Neither of us do extensive post-processing for our shots, but it helps to have a good starting point. If you shoot raw, like we both do, it's helpful to either use the Standard or Landscape Picture Controls in NX or their equivalents in the most recent versions of the Adobe raw converters. You can get the Adobe ones here:
The vast majority of post-processing problems can be solved by simply mastering the levels and curves tools in whatever application you use. That's true for both raw and jpeg shooting. Any good book on Photoshop will describe the process. It's incredibly easy and will give your photos the "pop" you're currently missing. Only boost saturaton after you've used those controls. Much of the time, you'll find you won't need it if you've done the other step first.
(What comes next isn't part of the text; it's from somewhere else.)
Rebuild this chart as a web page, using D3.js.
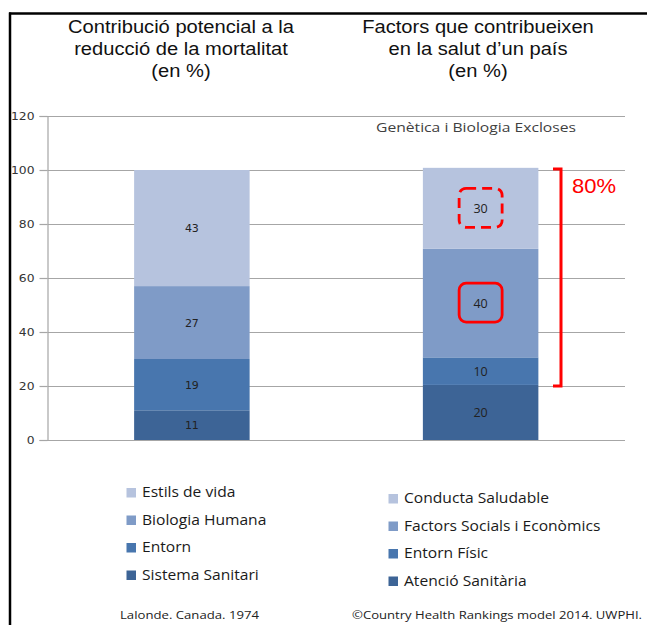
<!DOCTYPE html>
<html>
<head>
<meta charset="utf-8">
<script src="https://cdn.jsdelivr.net/npm/d3@7"></script>
<style>
  html, body { margin: 0; padding: 0; background: #fff; }
  svg { display: block; }
</style>
</head>
<body>
<div id="chart"></div>
<script>
// ---------- DATA ----------
const categories = ["Lalonde", "CHR"];
const seriesLeft = ["Sistema Sanitari", "Entorn", "Biologia Humana", "Estils de vida"];
const seriesRight = ["Atenció Sanitària", "Entorn Físic", "Factors Socials i Econòmics", "Conducta Saludable"];
const valuesLeft = [11, 19, 27, 43];
const valuesRight = [20.4, 10.2, 40.2, 30];
const yTicks = [0, 20, 40, 60, 80, 100, 120];
const titleLeft = ["Contribució potencial a la", "reducció de la mortalitat", "(en %)"];
const titleRight = ["Factors que contribueixen", "en la salut d\u2019un país", "(en %)"];
const noteRight = "Genètica i Biologia Excloses";
const bracketLabel = "80%";
const bracketRange = [30, 100];
const sourceLeft = "Lalonde. Canada. 1974";
const sourceRight = "\u00A9Country Health Rankings model 2014. UWPHI.";
const colors = ["#3d6496", "#4876ae", "#7f9bc7", "#b6c3de"];

// ---------- SETUP ----------
const W = 647, H = 625;
const svg = d3.select("#chart").append("svg").attr("width", W).attr("height", H);

const plot = { left: 47.5, right: 625, top: 116, bottom: 440 };
const x = d3.scaleBand().domain(categories).range([plot.left, plot.right]).paddingInner(0.6).paddingOuter(0.3);
const y = d3.scaleLinear().domain([0, 120]).range([plot.bottom, plot.top]);

// horizontal stretch helper (reference text is slightly widened)
function stretch(sel, k) {
  sel.each(function () {
    const w = this.getComputedTextLength();
    d3.select(this).attr("textLength", w * k).attr("lengthAdjust", "spacingAndGlyphs");
  });
}

// frame
svg.append("line").attr("x1", 9).attr("x2", W).attr("y1", 13.5).attr("y2", 13.5).attr("stroke", "#000").attr("stroke-width", 2.5);
svg.append("line").attr("x1", 10).attr("x2", 10).attr("y1", 12.5).attr("y2", H).attr("stroke", "#000").attr("stroke-width", 2.5);

// titles
function title(lines, cx) {
  lines.forEach((l, i) => {
    const t = svg.append("text").attr("font-family", "Liberation Sans, Arial, sans-serif").attr("font-size", 17.5)
      .attr("fill", "#111").attr("text-anchor", "middle").attr("x", cx).attr("y", 33 + i * 22).text(l);
    stretch(t, 1.15);
  });
}
title(titleLeft, 181);
title(titleRight, 478);

// gridlines
svg.append("g").selectAll("line").data(yTicks.filter(d => d > 0)).join("line")
  .attr("x1", plot.left).attr("x2", plot.right)
  .attr("y1", d => Math.round(y(d)) + 0.5).attr("y2", d => Math.round(y(d)) + 0.5)
  .attr("stroke", "#a6a6a6").attr("stroke-width", 1.2);

// y axis
const yAxis = d3.axisLeft(y).tickValues(yTicks).tickSize(8).tickPadding(5);
const ga = svg.append("g").attr("transform", `translate(${plot.left},0)`).call(yAxis);
ga.select(".domain").attr("stroke", "#a6a6a6").attr("stroke-width", 1.2);
ga.selectAll(".tick line").attr("stroke", "#a6a6a6").attr("stroke-width", 1.2);
ga.selectAll(".tick text").attr("font-family", "DejaVu Sans, Verdana, sans-serif").attr("font-size", 11).attr("fill", "#333");
stretch(ga.selectAll(".tick text"), 1.12);

// stacks
function stackData(vals) {
  let acc = 0;
  return vals.map((v, i) => { const d = { y0: acc, y1: acc + v, v, i }; acc += v; return d; });
}
const bars = [
  { cat: categories[0], data: stackData(valuesLeft), font: "DejaVu Sans, Verdana, sans-serif", fs: 11 },
  { cat: categories[1], data: stackData(valuesRight), font: "Open Sans, Lato, sans-serif", fs: 12.5 }
];
bars.forEach(b => {
  const g = svg.append("g");
  g.selectAll("rect").data(b.data).join("rect")
    .attr("x", x(b.cat)).attr("width", x.bandwidth())
    .attr("y", d => y(d.y1)).attr("height", d => y(d.y0) - y(d.y1))
    .attr("fill", d => colors[d.i]);
  g.selectAll("text").data(b.data).join("text")
    .attr("x", x(b.cat) + x.bandwidth() / 2)
    .attr("y", d => y((d.y0 + d.y1) / 2))
    .attr("dy", "0.36em")
    .attr("text-anchor", "middle")
    .attr("font-family", b.font).attr("font-size", b.fs).attr("fill", "#222")
    .text(d => Math.round(d.v));
});

// bottom axis line
svg.append("line").attr("x1", plot.left).attr("x2", plot.right).attr("y1", plot.bottom + 0.5).attr("y2", plot.bottom + 0.5)
  .attr("stroke", "#a6a6a6").attr("stroke-width", 1.2);

// note
const note = svg.append("text").attr("x", 376).attr("y", 132).attr("font-family", "Open Sans, Lato, sans-serif").attr("font-size", 13)
  .attr("fill", "#404040").text(noteRight);
stretch(note, 200 / note.node().getComputedTextLength());

// red annotations
const rb = bars[1].data;
const cx2 = x(categories[1]) + x.bandwidth() / 2;
[[rb[3], true], [rb[2], false]].forEach(([d, dashed]) => {
  const cy = y((d.y0 + d.y1) / 2);
  svg.append("rect").attr("x", cx2 - 21.5).attr("y", cy - 20).attr("width", 43).attr("height", 39)
    .attr("rx", 7).attr("ry", 7).attr("fill", "none").attr("stroke", "#ff0000").attr("stroke-width", 2.8)
    .attr("stroke-dasharray", dashed ? "10,6" : null);
});
const bx = 561;
const by0 = y(bracketRange[1]) - 1, by1 = y(bracketRange[0]) + 27;
svg.append("path")
  .attr("d", `M${bx - 8},${by0} L${bx},${by0} L${bx},${by1} L${bx - 8},${by1}`)
  .attr("fill", "none").attr("stroke", "#ff0000").attr("stroke-width", 3);
const lbl = svg.append("text").attr("x", 572).attr("y", 193).attr("font-family", "Liberation Sans, Arial, sans-serif").attr("font-size", 20.5)
  .attr("fill", "#ff0000").text(bracketLabel);
stretch(lbl, 44 / lbl.node().getComputedTextLength());

// legends
function legend(names, lx, ly) {
  const order = names.slice().reverse();
  const cs = colors.slice().reverse();
  const g = svg.append("g");
  order.forEach((n, i) => {
    const yy = ly + i * 27.5;
    g.append("rect").attr("x", lx).attr("y", yy - 4.5).attr("width", 9.5).attr("height", 9.5).attr("fill", cs[i]);
    g.append("text").attr("x", lx + 15.5).attr("y", yy).attr("dy", "0.35em")
      .attr("font-family", "Open Sans, Lato, sans-serif").attr("font-size", 14).attr("fill", "#1a1a1a").text(n);
  });
  stretch(g.selectAll("text"), 1.115);
}
legend(seriesLeft, 126.5, 492.5);
legend(seriesRight, 388.5, 498.5);

// sources
const s1 = svg.append("text").attr("x", 120).attr("y", 615).attr("dy", "0.35em").attr("font-family", "Open Sans, Lato, sans-serif")
  .attr("font-size", 11.5).attr("fill", "#222").text(sourceLeft);
stretch(s1, 139 / s1.node().getComputedTextLength());
const s2 = svg.append("text").attr("x", 352).attr("y", 615).attr("dy", "0.35em").attr("font-family", "Open Sans, Lato, sans-serif")
  .attr("font-size", 11.5).attr("fill", "#222").text(sourceRight);
stretch(s2, 290 / s2.node().getComputedTextLength());
</script>
</body>
</html>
Polarizers are handy, but we didn't use them for the shots in this thread. Definitely don't stack a polarizer on top of a UV. In addition to a possible degradation in image quality, you'll increase flare, potentially lessen contrast, and definitely increase the likelihood of vignetting (darkening at the edges of the photo). If you use a UV filter (neither of us do), remove it before attaching the polarizer.
GREAT! Wow, I didn't expect such a quick response. You don't know how helpful that was. Thank you so much. It just goes to show that people in photography stores don't really know that much about photography. the guy behind the counter said to always us a UV filter and it was no problem putting the polarizing filter on top.
You have probably saved me a lot of frustration. Thank you again!